Boosting Spatial Charge Storage in Ion-Compatible Pores of Carbon Superstructures for Advanced Zinc-Ion Capacitors.

Capacitive carbon cathodes deliver great potential for zinc-ion hybrid capacitors (ZHCs) due to their resource abundance and structural versatility. However, the dimension mismatch between the micropores of carbons and hydrated Zn 2+ ions often results in unsatisfactory charge storage capability. Here well-arranged heterodiatomic carbon superstructures are reported with compatible pore dimensions for activating Zn 2+ ions, initiated by the supramolecular self-assembly of 1,3,5-triazine-2,4,6-triamine and cyanuric acid via in-plane hydrogen-bonds and out-of-plane π-π interactions.
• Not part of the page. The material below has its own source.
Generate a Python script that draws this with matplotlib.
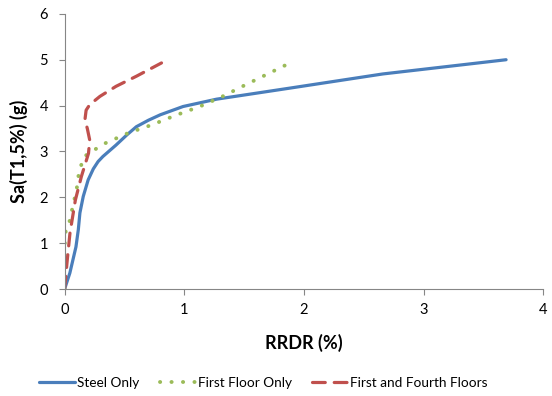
import matplotlib
matplotlib.use('Agg')
import matplotlib.pyplot as plt

plt.rcParams['font.family'] = ['Lato', 'DejaVu Sans']

# values
steel_x = [0, 0.044, 0.095, 0.115, 0.128, 0.156, 0.197, 0.24, 0.28, 0.32, 0.43, 0.52, 0.60, 0.70, 0.80,
           0.99, 1.27, 1.55, 1.88, 2.66, 3.69]
steel_y = [0, 0.35, 0.92, 1.30, 1.66, 2.02, 2.38, 2.62, 2.78, 2.89, 3.14, 3.36, 3.54, 3.68, 3.80,
           3.98, 4.14, 4.25, 4.38, 4.69, 5.0]

first_x = [0, 0.0, 0.0, 0.01, 0.04, 0.07, 0.10, 0.12, 0.16, 0.22, 0.34, 0.53, 0.73, 0.92, 1.13, 1.32, 1.51, 1.90]
first_y = [0, 0.38, 0.92, 1.29, 1.46, 1.82, 2.16, 2.54, 2.88, 2.99, 3.18, 3.40, 3.58, 3.78, 3.98, 4.20, 4.45, 4.95]

fourth_x = [0, 0.02, 0.045, 0.09, 0.14, 0.20, 0.21, 0.19, 0.17, 0.18, 0.21, 0.295, 0.43, 0.60, 0.81]
fourth_y = [0, 0.57, 1.22, 1.94, 2.45, 2.96, 3.25, 3.50, 3.69, 3.90, 4.02, 4.20, 4.42, 4.64, 4.93]

fig = plt.figure(figsize=(5.52, 3.96), dpi=100)
ax = fig.add_axes([0.117, 0.27, 0.867, 0.695])

ax.plot(steel_x, steel_y, color='#4A7EBB', lw=2.3, label='Steel Only',
        solid_capstyle='round', solid_joinstyle='round')
ax.plot(first_x, first_y, color='#9BBB59', lw=2.8, linestyle=(0, (0.05, 2.9)),
        dash_capstyle='round', label='First Floor Only')
ax.plot(fourth_x, fourth_y, color='#C0504D', lw=2.3, linestyle=(0, (4, 2.8)),
        dash_capstyle='round', label='First and Fourth Floors')

ax.set_xlim(0, 4)
ax.set_ylim(0, 6)
ax.set_xticks([0, 1, 2, 3, 4])
ax.set_yticks([0, 1, 2, 3, 4, 5, 6])
for s in ['top', 'right']:
    ax.spines[s].set_visible(False)
for s in ['left', 'bottom']:
    ax.spines[s].set_color('#868686')
ax.tick_params(colors='#868686', labelcolor='black', labelsize=10.5, length=4)
ax.tick_params(axis='x', pad=6)
ax.tick_params(axis='y', pad=8)

ax.set_xlabel('RRDR (%)', fontsize=13, fontweight='bold', labelpad=12)
ax.set_ylabel('Sa(T1,5%) (g)', fontsize=13, fontweight='bold', labelpad=8)

ax.legend(loc='upper center', bbox_to_anchor=(0.415, -0.275), ncol=3, frameon=False,
          fontsize=9.8, handlelength=2.7, handletextpad=0.1, columnspacing=1.5)

fig.savefig('out.png', dpi=100)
Flower-shaped carbon superstructures expose more surface-active motifs, continuous charge-transport routes, and more importantly, well-developed pores. The primary subnanopores of 0.82 nm are size-exclusively accessible for solvated Zn 2+ ions (0.86 nm) to maximize spatial charge storage, while rich mesopores (1-3 nm) allow for high-kinetics ion migration with a low activation energy. Such favorable superstructure cathodes contribute to all-round performance improvement for ZHCs, including high energy density (158 Wh kg -1 ), fast-charging ability (50 A g -1 ), and excellent cyclic lifespan (100 000 cycles). An anion-cation hybrid charge storage mechanism is elucidated for superstructure cathode, which entails alternate physical uptake of Zn 2+ /CF 3 SO 3 - at electroactive pores and bipedal chemical binding of Zn 2+ to electronegative carbonyl/pyridine motifs. This work expands the design landscape of carbon superstructures for advanced energy storage.